Current barriers in TIL therapy include the toxicity of lymphodepletion (cyclophosphamide/fludarabine), the toxicity of IL-2 stimulation, and the activity of IL-2 on other immune cells, such as T-regs, which attenuate any anti-tumour immune response. The use of engineered immune cytokines that selectively induce the expansion of TILs is being investigated as an alternative to IL-2 stimulation. This strategy would enable reduced intensity lymphodepletion, avoid IL-2 toxicity and eliminate the IL-2 simulation of suppressive immune cells. This approach would not significantly alter the TIL manufacturing process or increase the time from tumour resection to TIL infusion.

Improvement to the TIL product itself is an area of intense research. There is very marked variation in the number of neoantigen-specific T cells within the infused TIL product, with this ranging from less than 0.1% to more than 10%. Response to TIL therapy correlates with the number of neoantigen-reactive T cells, stressing the need for a new approach for patients with low numbers of tumour-reactive T cells. Furthermore, truncal neoantigens, which are present in all malignant subclones, must be a T cell target, in addition to any neoantigen targets present in only sub-populations of T cells.

A novel approach presented at the ESMO Congress was the generation of an autologous T cell receptor (TCR) therapy from TILs to create a highly neoantigen reactive T cell product. This would involve isolation of both TILs and cancer cells from the resected tumour, with subsequent sequencing of tumour neoantigens in the cancer cells, and TCR sequencing in the TILs. Synthetic gene libraries would then be used to generate reporter cells expressing neoantigens, and reporter T cells expressing potential neoantigen reactive TCRs. Following this, screening would be performed to identify the most tumour-reactive TCRs, which would then be used to manufacture a multi-specificity TCR T cell product. While this approach is in the early stages of development, it is an exciting avenue of research.
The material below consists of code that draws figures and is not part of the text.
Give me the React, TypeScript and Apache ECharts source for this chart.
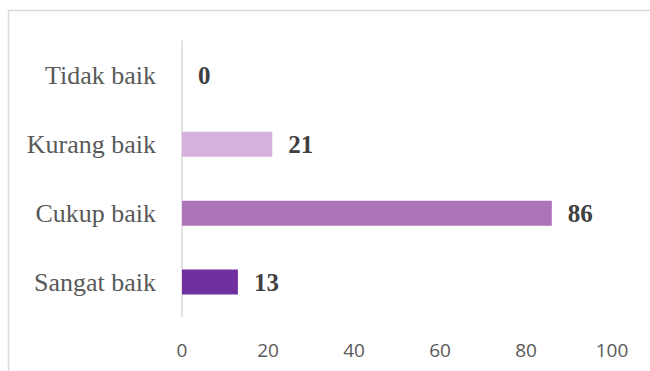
import React, { useEffect, useRef } from "react";
import * as echarts from "echarts";

const categories = ["Sangat baik", "Cukup baik", "Kurang baik", "Tidak baik"];
const values = [13, 86, 21, 0];
const barColors = ["#7030A0", "#AC73B9", "#D4B2DC", "#E6D5EA"];
const xTicks = [0, 20, 40, 60, 80, 100];

export default function App() {
  const ref = useRef<HTMLDivElement>(null);
  useEffect(() => {
    if (!ref.current) return;
    const chart = echarts.init(ref.current, undefined, { renderer: "svg" });
    chart.setOption({
      animation: false,
      backgroundColor: "#ffffff",
      graphic: [
        {
          type: "rect",
          shape: { x: 8.5, y: 10.5, width: 700, height: 400 },
          style: { fill: "none", stroke: "#d9d9d9", lineWidth: 1.5 },
          silent: true,
          z: -1,
        },
      ],
      grid: { left: 182, right: 38, top: 41, bottom: 54.5 },
      xAxis: {
        type: "value",
        min: xTicks[0],
        max: xTicks[xTicks.length - 1],
        interval: 20,
        splitLine: { show: false },
        axisLine: { show: false },
        axisTick: { show: false },
        axisLabel: {
          color: "#595959",
          fontFamily: "Open Sans",
          fontSize: 19,
          margin: 24,
        },
      },
      yAxis: {
        type: "category",
        data: categories,
        axisLine: { show: true, lineStyle: { color: "#d9d9d9", width: 1.5 } },
        axisTick: { show: false },
        axisLabel: {
          color: "#595959",
          fontFamily: "Liberation Serif",
          fontSize: 26,
          margin: 26,
        },
      },
      series: [
        {
          type: "bar",
          data: values.map((v, i) => ({ value: v, itemStyle: { color: barColors[i] } })),
          barWidth: 25,
          label: {
            show: true,
            position: "right",
            distance: 16,
            color: "#404040",
            fontFamily: "Liberation Serif",
            fontWeight: "bold",
            fontSize: 25,
          },
        },
      ],
    });
    return () => chart.dispose();
  }, []);
  return (
    <div
      ref={ref}
      style={{ position: "absolute", left: 0, top: 0, width: 650, height: 371 }}
    />
  );
}
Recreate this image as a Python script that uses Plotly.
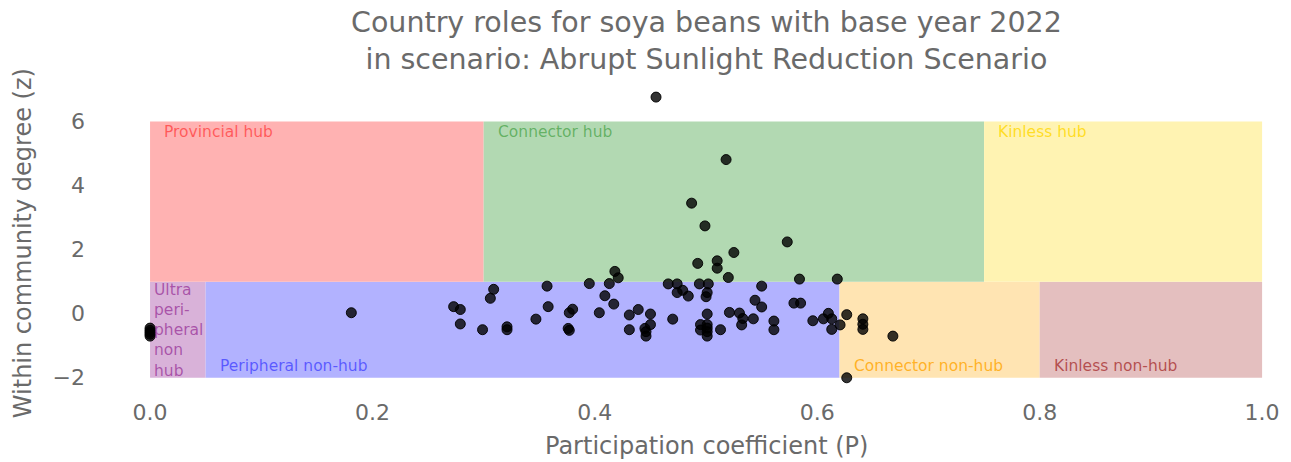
import plotly.graph_objects as go

# Participation coefficient (P) and within-community degree (z) per country
p_values = [
    0.0, 0.0, 0.0, 0.0, 0.0,
    0.181,
    0.273, 0.279, 0.279, 0.299, 0.306, 0.309, 0.321, 0.321,
    0.347, 0.357, 0.358, 0.376, 0.377, 0.377, 0.380, 0.395,
    0.404, 0.409, 0.413, 0.417, 0.418, 0.421, 0.431, 0.431,
    0.439, 0.445, 0.446, 0.446, 0.450, 0.450, 0.455, 0.466,
    0.470, 0.474, 0.474, 0.479, 0.484, 0.487, 0.4925, 0.494,
    0.495, 0.495, 0.499, 0.500, 0.501, 0.502, 0.501, 0.501,
    0.501, 0.501, 0.501, 0.510, 0.510, 0.513, 0.518, 0.520,
    0.521, 0.525, 0.530, 0.533, 0.532, 0.5425, 0.544, 0.550,
    0.550, 0.561, 0.561, 0.573, 0.579, 0.585, 0.584, 0.596,
    0.6055, 0.610, 0.613, 0.613, 0.618, 0.6205, 0.6265, 0.6265,
    0.641, 0.641, 0.641, 0.668,
]
z_values = [
    -0.45, -0.52, -0.58, -0.64, -0.70,
    0.03,
    0.22, 0.13, -0.32, -0.50, 0.48, 0.76, -0.41, -0.50,
    -0.17, 0.86, 0.22, -0.46, -0.52, 0.03, 0.14, 0.94,
    0.03, 0.56, 0.94, 0.30, 1.32, 1.12, -0.04, -0.50,
    0.13, -0.46, -0.56, -0.70, -0.01, -0.34, 6.76, 0.93,
    -0.17, 0.93, 0.66, 0.73, 0.55, 3.45, 1.57, 0.93,
    -0.34, -0.51, 2.74, 0.53, 0.66, 0.93, -0.01, -0.34,
    -0.45, -0.56, -0.70, 1.65, 1.42, -0.50, 4.81, 1.13,
    0.04, 1.91, 0.02, -0.15, -0.35, -0.16, 0.42, 0.86,
    0.21, -0.23, -0.50, 2.24, 0.33, 0.33, 1.08, -0.22,
    -0.16, 0.01, -0.16, -0.49, 1.08, -0.35, -0.03, -2.00,
    -0.16, -0.33, -0.49, -0.70,
]

# Role regions: name, P range, z range, fill colour, label colour
role_names = ["Ultra peripheral non hub", "Peripheral non-hub", "Connector non-hub",
              "Kinless non-hub", "Provincial hub", "Connector hub", "Kinless hub"]
role_p0 = [0.00, 0.05, 0.62, 0.80, 0.00, 0.30, 0.75]
role_p1 = [0.05, 0.62, 0.80, 1.00, 0.30, 0.75, 1.00]
role_z0 = [-2, -2, -2, -2, 1, 1, 1]
role_z1 = [1, 1, 1, 1, 6, 6, 6]
role_fill = ["#d9b2d9", "#b2b2ff", "#ffe4b2", "#e4bfbf", "#ffb2b2", "#b2d9b2", "#fff3b2"]
role_text = ["rgba(128,0,128,0.55)", "rgba(0,0,255,0.5)", "rgba(255,165,0,0.8)",
             "rgba(165,42,42,0.75)", "rgba(255,0,0,0.5)", "rgba(0,128,0,0.45)",
             "rgba(255,215,0,0.8)"]
role_labels = ["Ultra<br>peri-<br>pheral<br>non<br>hub", "Peripheral non-hub",
               "Connector non-hub", "Kinless non-hub", "Provincial hub",
               "Connector hub", "Kinless hub"]

title_lines = ["Country roles for soya beans with base year 2022",
               "in scenario: Abrupt Sunlight Reduction Scenario"]
x_title = "Participation coefficient (P)"
y_title = "Within community degree (z)"

x_ticks = [0.0, 0.2, 0.4, 0.6, 0.8, 1.0]
y_ticks = [-2, 0, 2, 4, 6]

FONT = "DejaVu Sans, Verdana, sans-serif"
GREY = "#6a6a6a"
LEFT, PLOT_W = 86, 1205

fig = go.Figure()

shapes = []
annotations = []
for i in range(len(role_names)):
    shapes.append(dict(type="rect", xref="x", yref="y", layer="below",
                       x0=role_p0[i], x1=role_p1[i], y0=role_z0[i], y1=role_z1[i],
                       fillcolor=role_fill[i], line=dict(width=0)))
    is_hub = role_z0[i] == 1
    is_ultra = i == 0
    if is_hub:
        annotations.append(dict(
            x=role_p0[i] + 0.011, y=role_z1[i],
            xref="x", yref="y", xanchor="left", yanchor="top",
            text=role_labels[i], showarrow=False, align="left",
            font=dict(family=FONT, size=15.5, color=role_text[i])))
    elif is_ultra:
        annotations.append(dict(
            x=role_p0[i] + 0.002, y=role_z1[i], yshift=3,
            xref="x", yref="y", xanchor="left", yanchor="top",
            text=role_labels[i], showarrow=False, align="left",
            font=dict(family=FONT, size=15.5, color=role_text[i])))
    else:
        annotations.append(dict(
            x=role_p0[i] + 0.011, y=role_z0[i], yshift=1,
            xref="x", yref="y", xanchor="left", yanchor="bottom",
            text=role_labels[i], showarrow=False, align="left",
            font=dict(family=FONT, size=15.5, color=role_text[i])))

fig.add_trace(go.Scatter(
    x=p_values, y=z_values, mode="markers", cliponaxis=False,
    marker=dict(size=10, color="rgba(0,0,0,0.8)",
                line=dict(width=1, color="rgba(0,0,0,0.9)")),
    showlegend=False, hoverinfo="x+y"))

# Title and axis titles
annotations.append(dict(
    x=0.5, y=1.135, xref="x", yref="paper", xanchor="center", yanchor="middle",
    text="<br>".join(title_lines), showarrow=False,
    font=dict(family=FONT, size=28.5, color=GREY)))
annotations.append(dict(
    x=0.5, y=-0.155, xref="x", yref="paper", xanchor="center", yanchor="middle",
    text=x_title, showarrow=False, font=dict(family=FONT, size=24, color=GREY)))
annotations.append(dict(
    x=(23 - LEFT) / PLOT_W, y=0.49, xref="paper", yref="paper",
    xanchor="center", yanchor="middle",
    text=y_title, textangle=-90, showarrow=False,
    font=dict(family=FONT, size=24, color=GREY)))

fig.update_layout(
    width=1291, height=462,
    margin=dict(l=LEFT, r=0, t=83, b=65),
    paper_bgcolor="white", plot_bgcolor="white",
    shapes=shapes, annotations=annotations,
    xaxis=dict(range=[-0.0576, 1.026], tickvals=x_ticks, tickformat=".1f",
               showgrid=False, zeroline=False, showline=False, ticks="",
               tickfont=dict(family=FONT, size=22, color=GREY)),
    yaxis=dict(range=[-2.6, 7.2], tickvals=y_ticks,
               showgrid=False, zeroline=False, showline=False, ticks="",
               tickfont=dict(family=FONT, size=22, color=GREY)),
)

fig.write_html("out.html")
Enormous progress has already been made in the TIL therapy area, and TIL therapy may soon be the SOC in patients with immune checkpoint inhibitor refractory advanced melanoma in markets that have the available infrastructure. It is hoped that further advancements in TIL therapies will improve response rates further and enable TIL therapy to become a treatment option across a wider range of oncology indications.